As stated in my first post, my salary is $115,000 with $5,000 raises for 3 years. I received a $5,000 signing bonus that we used for our move. My benefits include full health, dental and vision for our whole family (all premiums paid); disability insurance (short and long); full malpractice including tail coverage; $4500 CME; 2 weeks paid vacation and 1 week CME vacation. My call is about 1 in 5 with 1 weekend in 6 weeks. Call includes advice calls for patients as well as hospital coverage for admissions. There are about 10 physicians total in the group and they are all quite nice and fair. Although I would have loved a higher starting salary (money is money) there is nothing to complain about.

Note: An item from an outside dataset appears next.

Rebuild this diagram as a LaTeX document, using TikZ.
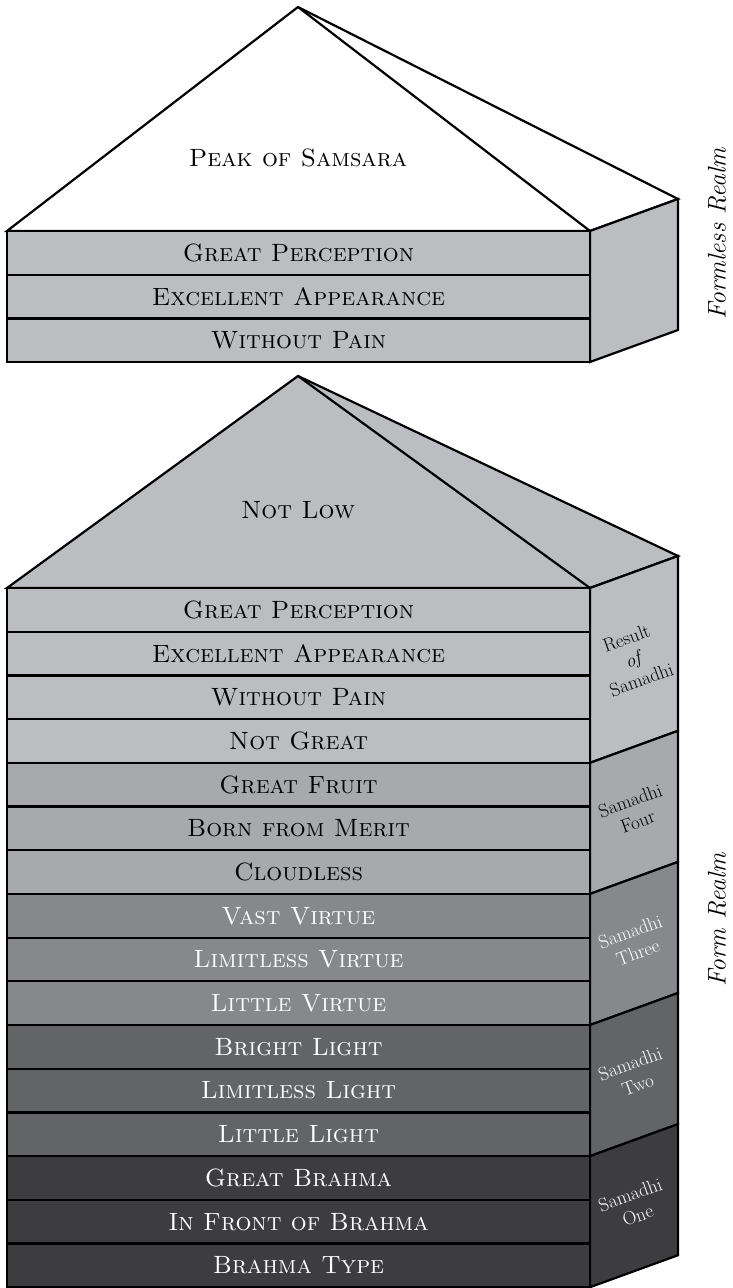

I supplement my current salary by working after hours here at the group. The hours are 6-9 Monday to Friday and 10-2 Saturday and Sunday. I try to work twice a week for the extra pay which is $80/hour that is folded into my paycheck (not seperate).
My contract is 3 years (I am almost into year 2) after which time I am hoping to be asked to become a partner. Now I have not a clue as to how this partnership thing works really. I mean ,I understand I will get/buy shares of the company and then revenue after all bills have been settled will be income divided among the partners based upon shares. But how the taxes work, when the income gets distributed, ?'s for me.
If anybody were to look at this post, I'd be curious to hear what you thought overall. If you were getting better, less, more... it would be interesting to compare.